This includes the offices of members, senators, office holders, ministers and parliamentary departments.
The statement says Parliament should continue its essential work while reducing the risk of COVID-19 transmission so, "where work can be undertaken from home it should be done so".
From Monday, nurses will undertake temperature testing at all Parliament House entrances. Anyone with Covid symptoms are being reminded to remain at home and follow ACT Health advice.
And those attending the building as essential workers are being asked to check for official ACT government COVID-19 updates, including exposure sites lists, prior to arrival and throughout the day.
The presiding officers say entry to the building will be taken as confirmation that a worker has fully complied with their advice.
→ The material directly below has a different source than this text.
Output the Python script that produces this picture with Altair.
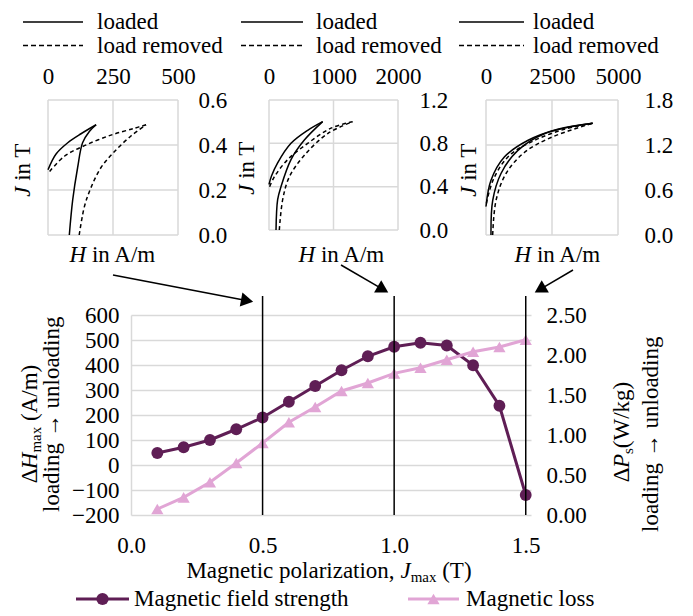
import math
import altair as alt
import pandas as pd

FONT = "Liberation Serif"
FS = 23
SUB = 15
GRID = "#d9d9d9"
PURPLE = "#5F1E55"
PINK = "#E1A5D5"

# ---------------- main chart data ----------------
J_MAX = [0.1, 0.2, 0.3, 0.4, 0.5, 0.6, 0.7, 0.8, 0.9, 1.0, 1.1, 1.2, 1.3, 1.4, 1.5]
DELTA_H = [48, 71, 100, 143, 190, 253, 316, 379, 435, 473, 489, 478, 399, 237, -120]
DELTA_P = [0.075, 0.22, 0.41, 0.65, 0.90, 1.16, 1.35, 1.55, 1.65, 1.77, 1.84, 1.94, 2.04, 2.10, 2.19]
MARKED_J = [0.5, 1.0, 1.5]
X_TICKS = [0.0, 0.5, 1.0, 1.5]
YL_TICKS = [-200, -100, 0, 100, 200, 300, 400, 500, 600]
YR_TICKS = [0.0, 0.5, 1.0, 1.5, 2.0, 2.5]
SERIES = ["Magnetic field strength", "Magnetic loss"]

# ---------------- inset curves (H in A/m, J in T) ----------------
# inset 1 : J_max = 0.5 T
I1_LOAD_LOW_H = [82, 95, 114, 133, 159, 185]
I1_LOAD_LOW_J = [0.0, 0.156, 0.30, 0.41, 0.46, 0.49]
I1_LOAD_UP_H = [185, 127, 76, 31, 0]
I1_LOAD_UP_J = [0.49, 0.45, 0.41, 0.36, 0.29]
I1_REM_LOW_H = [120, 140, 165, 204, 255, 319, 377]
I1_REM_LOW_J = [0.0, 0.126, 0.21, 0.30, 0.37, 0.44, 0.49]
I1_REM_UP_H = [377, 332, 242, 140, 63, 0]
I1_REM_UP_J = [0.49, 0.474, 0.444, 0.397, 0.35, 0.274]
# inset 2 : J_max = 1.0 T
I2_LOAD_LOW_H = [109, 134, 186, 341, 548, 832]
I2_LOAD_LOW_J = [0.0, 0.28, 0.40, 0.65, 0.83, 1.0]
I2_LOAD_UP_H = [832, 600, 341, 134, 40, 0]
I2_LOAD_UP_J = [1.0, 0.92, 0.80, 0.62, 0.50, 0.42]
I2_REM_LOW_H = [160, 212, 315, 548, 910, 1297]
I2_REM_LOW_J = [0.0, 0.28, 0.49, 0.69, 0.89, 1.0]
I2_REM_UP_H = [1297, 961, 600, 290, 82, 0]
I2_REM_UP_J = [1.0, 0.94, 0.80, 0.65, 0.49, 0.385]
# inset 3 : J_max = 1.5 T
I3_LOAD_LOW_H = [189, 254, 568, 1199, 2210, 4040]
I3_LOAD_LOW_J = [0.0, 0.46, 0.82, 1.125, 1.35, 1.49]
I3_LOAD_UP_H = [4040, 2715, 1578, 694, 189, 0]
I3_LOAD_UP_J = [1.49, 1.41, 1.26, 1.04, 0.73, 0.38]
I3_REM_LOW_H = [253, 379, 758, 1452, 2462, 4040]
I3_REM_LOW_J = [0.0, 0.46, 0.82, 1.10, 1.30, 1.49]
I3_REM_UP_H = [4040, 2967, 1831, 884, 316, 38, 0]
I3_REM_UP_J = [1.49, 1.41, 1.26, 1.06, 0.77, 0.46, 0.38]

I1_X_TICKS = [0, 250, 500]
I1_Y_TICKS = [0.0, 0.2, 0.4, 0.6]
I2_X_TICKS = [0, 1000, 2000]
I2_Y_TICKS = [0.0, 0.4, 0.8, 1.2]
I3_X_TICKS = [0, 2500, 5000]
I3_Y_TICKS = [0.0, 0.6, 1.2, 1.8]
INSET_LEGEND = ["loaded", "load removed"]

W, H = 400, 200

# approximate Times advance widths (em) used to chain rich-text pieces
WID = {' ': .25, '(': .333, ')': .333, '/': .278, ',': .25, '.': .25, 'A': .722, 'H': .722,
       'J': .389, 'M': .889, 'P': .556, 'T': .611, 'W': .944, 'a': .444, 'c': .444, 'd': .5,
       'e': .444, 'f': .333, 'g': .5, 'h': .5, 'i': .278, 'k': .5, 'l': .278, 'm': .778,
       'n': .5, 'o': .5, 'p': .5, 'r': .333, 's': .389, 't': .278, 'u': .5, 'x': .5,
       'z': .444, 'Δ': .612}
WID_IT = {'H': .722, 'J': .444, 'P': .611}


def tw(t, italic, size):
    tab = WID_IT if italic else {}
    return sum(tab.get(c, WID.get(c, .5)) for c in t) * size


def rich(pieces, x, y, angle=0, center=True):
    total = sum(tw(t, it, s) for t, it, s, _ in pieces)
    off = -total / 2 if center else 0
    out = []
    for t, it, s, dy in pieces:
        lead = len(t) - len(t.lstrip(" "))
        core = t.strip(" ")
        trail = len(t) - lead - len(core)
        off += lead * WID[" "] * s
        out.append(
            alt.Chart(pd.DataFrame({"t": [core]}))
            .mark_text(align="left", baseline="alphabetic", font=FONT, fontSize=s,
                       fontStyle="italic" if it else "normal", dx=off, dy=dy,
                       angle=angle, color="black")
            .encode(text="t:N", x=alt.value(x), y=alt.value(y))
        )
        off += tw(core, it, s) + trail * WID[" "] * s
    return out


def curve_df(branches):
    rows = []
    for b, (hs, js) in enumerate(branches):
        for i, (h, j) in enumerate(zip(hs, js)):
            rows.append({"H": h, "J": j, "branch": b, "i": i})
    return pd.DataFrame(rows)


def inset(hmax, jmax, xticks, yticks, xr, yr, yoff, ypad, loaded, removed):
    xs = alt.Scale(domain=[0, hmax], range=xr, nice=False, zero=False)
    ys = alt.Scale(domain=[0, jmax], range=yr, nice=False, zero=False)
    xax = alt.Axis(orient="top", offset=215, values=xticks, format="d", labelPadding=12, ticks=False,
                   tickSize=0, domain=False, grid=False, title=None, labelFlush=False, labelOverlap=False)
    yax = alt.Axis(orient="right", offset=yoff, values=yticks, format=".1f", labelPadding=ypad, ticks=False,
                   tickSize=0, domain=False, grid=False, title=None, labelFlush=False, labelOverlap=False)
    vg = pd.DataFrame({"x": xticks, "y0": [0] * len(xticks), "y1": [jmax] * len(xticks)})
    hg = pd.DataFrame({"y": yticks, "x0": [0] * len(yticks), "x1": [hmax] * len(yticks)})
    gv = alt.Chart(vg).mark_rule(color=GRID, strokeWidth=1.5).encode(
        x=alt.X("x:Q", scale=xs, axis=xax), y=alt.Y("y0:Q", scale=ys, axis=yax), y2="y1:Q")
    gh = alt.Chart(hg).mark_rule(color=GRID, strokeWidth=1.5).encode(
        y=alt.Y("y:Q", scale=ys, axis=yax), x=alt.X("x0:Q", scale=xs, axis=xax), x2="x1:Q")
    lo = alt.Chart(curve_df(loaded)).mark_line(color="black", strokeWidth=1.5, interpolate="catmull-rom").encode(
        x=alt.X("H:Q", scale=xs, axis=xax), y=alt.Y("J:Q", scale=ys, axis=yax),
        detail="branch:N", order="i:Q")
    re = alt.Chart(curve_df(removed)).mark_line(color="black", strokeWidth=1.5, strokeDash=[4, 3],
                                                interpolate="catmull-rom").encode(
        x=alt.X("H:Q", scale=xs, axis=xax), y=alt.Y("J:Q", scale=ys, axis=yax),
        detail="branch:N", order="i:Q")
    return alt.layer(gv, gh, lo, re)


def inset_legend(x0, x1, xt):
    out = []
    for k, (lab, yy) in enumerate(zip(INSET_LEGEND, [-293, -269.5])):
        mk = dict(color="black", strokeWidth=1.5)
        if k == 1:
            mk["strokeDash"] = [5, 3]
        out.append(alt.Chart(pd.DataFrame({"t": [lab]})).mark_rule(**mk).encode(
            x=alt.value(x0), x2=alt.value(x1), y=alt.value(yy)))
        out.append(alt.Chart(pd.DataFrame({"t": [lab]})).mark_text(
            align="left", baseline="middle", font=FONT, fontSize=FS, color="black").encode(
            text="t:N", x=alt.value(xt), y=alt.value(yy)))
    return out


# ---------------- main chart ----------------
dfm = pd.DataFrame({"j": J_MAX, "dh": DELTA_H, "dp": DELTA_P})
xscale = alt.Scale(domain=[0, 1.52], nice=False, zero=False)
XAX = alt.Axis(values=X_TICKS, format=".1f", labelPadding=19, ticks=False, tickSize=0, domain=False,
               grid=False, title=None, labelFlush=False, labelOverlap=False, orient="bottom")
field = alt.Chart(dfm).mark_line(color=PURPLE, strokeWidth=3,
                                 point=alt.OverlayMarkDef(filled=True, size=140, color=PURPLE, opacity=1)).encode(
    x=alt.X("j:Q", scale=xscale, axis=XAX),
    y=alt.Y("dh:Q", scale=alt.Scale(domain=[-200, 600], nice=False, zero=False),
            axis=alt.Axis(orient="left", values=YL_TICKS, format="d", labelPadding=12, ticks=False, tickSize=0,
                          domain=True, domainColor=GRID, domainWidth=1.5, grid=True, gridColor=GRID,
                          gridWidth=1.5, title=None, labelOverlap=False, labelFlush=False)),
)
loss = alt.Chart(dfm).mark_line(color=PINK, strokeWidth=3,
                                point=alt.OverlayMarkDef(filled=True, shape="triangle-up", size=150, color=PINK,
                                                         opacity=1)).encode(
    x=alt.X("j:Q", scale=xscale, axis=XAX),
    y=alt.Y("dp:Q", scale=alt.Scale(domain=[0, 2.5], nice=False, zero=False),
            axis=alt.Axis(orient="right", values=YR_TICKS, format=".2f", labelPadding=15, ticks=False,
                          tickSize=0, domain=False, grid=False, title=None, labelOverlap=False,
                          labelFlush=False)),
)
vrules = alt.Chart(pd.DataFrame({"j": MARKED_J})).mark_rule(color="black", strokeWidth=1.5).encode(
    x=alt.X("j:Q", scale=xscale, axis=XAX), y=alt.value(-19), y2=alt.value(H))
main = alt.layer(field, loss, vrules).resolve_scale(y="independent")

in1 = inset(500, 0.6, I1_X_TICKS, I1_Y_TICKS, [-83, 47], [-80, -215], 47 - W, 20,
            [(I1_LOAD_LOW_H, I1_LOAD_LOW_J), (I1_LOAD_UP_H, I1_LOAD_UP_J)],
            [(I1_REM_LOW_H, I1_REM_LOW_J), (I1_REM_UP_H, I1_REM_UP_J)])
in2 = inset(2000, 1.2, I2_X_TICKS, I2_Y_TICKS, [138, 267], [-85, -215], 267 - W, 21,
            [(I2_LOAD_LOW_H, I2_LOAD_LOW_J), (I2_LOAD_UP_H, I2_LOAD_UP_J)],
            [(I2_REM_LOW_H, I2_REM_LOW_J), (I2_REM_UP_H, I2_REM_UP_J)])
in3 = inset(5000, 1.8, I3_X_TICKS, I3_Y_TICKS, [355, 487], [-80, -215], 487 - W, 26,
            [(I3_LOAD_LOW_H, I3_LOAD_LOW_J), (I3_LOAD_UP_H, I3_LOAD_UP_J)],
            [(I3_REM_LOW_H, I3_REM_LOW_J), (I3_REM_UP_H, I3_REM_UP_J)])

ann = []
# inset legends
ann += inset_legend(-108, -48, -34)
ann += inset_legend(110, 172, 185)
ann += inset_legend(328, 393, 402)
# inset axis titles
for xj, yj, xh, yh in [(-101, -145, -18, -53), (123, -147, 211, -53), (345, -145, 427, -53)]:
    ann += rich([("J", True, FS, 0), (" in T", False, FS, 0)], xj, yj, angle=270)
    ann += rich([("H", True, FS, 0), (" in A/m", False, FS, 0)], xh, yh)
# main axis titles
ann += rich([("Δ", False, FS, 0), ("H", True, FS, 0), ("max", False, SUB, 4), (" (A/m)", False, FS, 0)],
            -94, 109, angle=270)
ann += rich([("loading → unloading", False, FS, 0)], -72, 105, angle=270)
ann += rich([("Δ", False, FS, 0), ("P", True, FS, 0), ("s", False, SUB, 4), ("(W/kg)", False, FS, 0)],
            498, 117, angle=270)
ann += rich([("loading → unloading", False, FS, 0)], 527, 125, angle=270)
ann += rich([("Magnetic polarization, ", False, FS, 0), ("J", True, FS, 0), ("max", False, SUB, 4),
             (" (T)", False, FS, 0)], 198, 263)

# arrows from inset to marked polarization
ARROWS = [((-18, -40), (123, -13)), ((210, -50), (258, -22)), ((442, -45), (403, -22))]
HEAD = 7
for (sx, sy), (ex, ey) in ARROWS:
    dx, dy = ex - sx, ey - sy
    L = math.hypot(dx, dy)
    ux, uy = dx / L, dy / L
    cx, cy = ex - HEAD * ux, ey - HEAD * uy
    ang = math.degrees(math.atan2(dy, dx)) % 360
    one = pd.DataFrame({"a": [0]})
    ann.append(alt.Chart(one).mark_rule(color="black", strokeWidth=1.5).encode(
        x=alt.value(sx), y=alt.value(sy), x2=alt.value(cx - HEAD * ux * 0.5), y2=alt.value(cy - HEAD * uy * 0.5)))
    ann.append(alt.Chart(one).mark_point(shape="triangle-right", filled=True, size=200, color="black",
                                         opacity=1, angle=ang).encode(x=alt.value(cx), y=alt.value(cy)))

# main legend
for lab, (x0, x1, xt), col, shp in zip(SERIES, [(-55, -2, 3), (277, 328, 335)], [PURPLE, PINK],
                                       ["circle", "triangle-up"]):
    d = pd.DataFrame({"t": [lab]})
    ann.append(alt.Chart(d).mark_rule(color=col, strokeWidth=3).encode(
        x=alt.value(x0), x2=alt.value(x1), y=alt.value(284)))
    ann.append(alt.Chart(d).mark_point(shape=shp, filled=True, size=150, color=col, opacity=1).encode(
        x=alt.value((x0 + x1) / 2), y=alt.value(284)))
    ann.append(alt.Chart(d).mark_text(align="left", baseline="middle", font=FONT, fontSize=FS,
                                      color="black").encode(text="t:N", x=alt.value(xt), y=alt.value(284)))

chart = alt.layer(main, in1, in2, in3, *ann).resolve_scale(x="independent", y="independent").properties(
    width=W, height=H, padding={"left": 3, "top": 3, "right": 5, "bottom": 5}
).configure_view(stroke=None).configure_axis(
    labelFont=FONT, labelFontSize=FS, labelColor="black"
)

chart.save("out.html", embed_options={"renderer": "svg", "actions": False})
While not sitting this week, and being closed to the public as part of a building lockdown, Parliament has been operating with significantly reduced staffing levels as an essential workplace.
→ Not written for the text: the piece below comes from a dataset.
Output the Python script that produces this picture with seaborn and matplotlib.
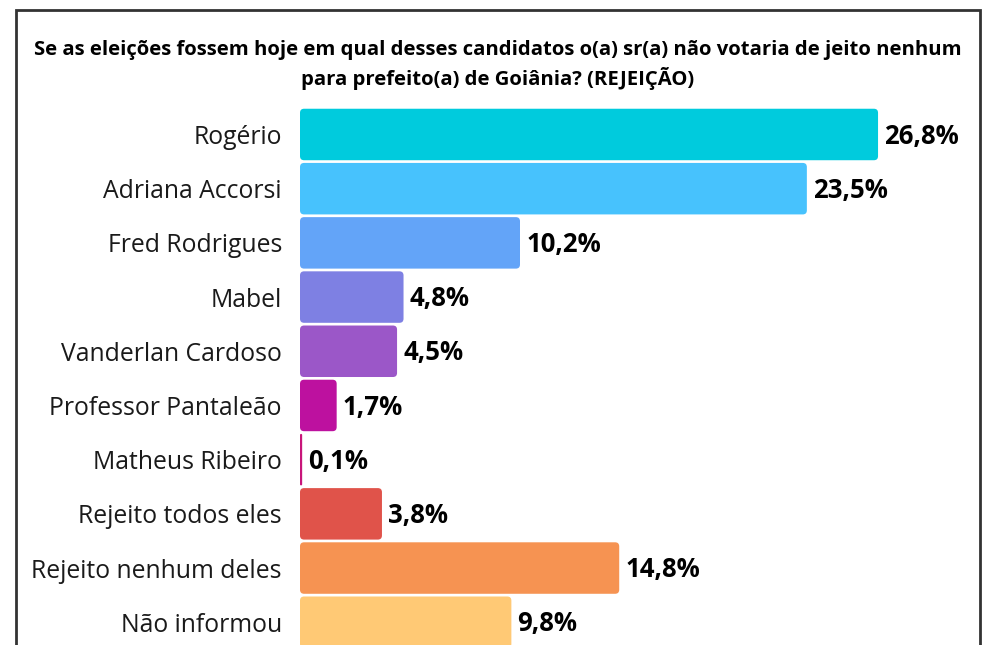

Out of concern that a sitting period could turn into a COVID-19 super-spreader event, the measures imposed on the building pre-date the ACT lockdown and have been more strict than required under ACT guidelines.
ACT Chief Minister Andrew Barr had asked that parliament not sit, given the territory's growing number of cases and lockdown.
"My preference would be that they don't, unless they absolutely had to. And if they did, it would need to be very minimal sitting and absolutely Covid-safe," he said earlier this week.
"But my starting point would be now is probably not the time for the Federal Parliament to return."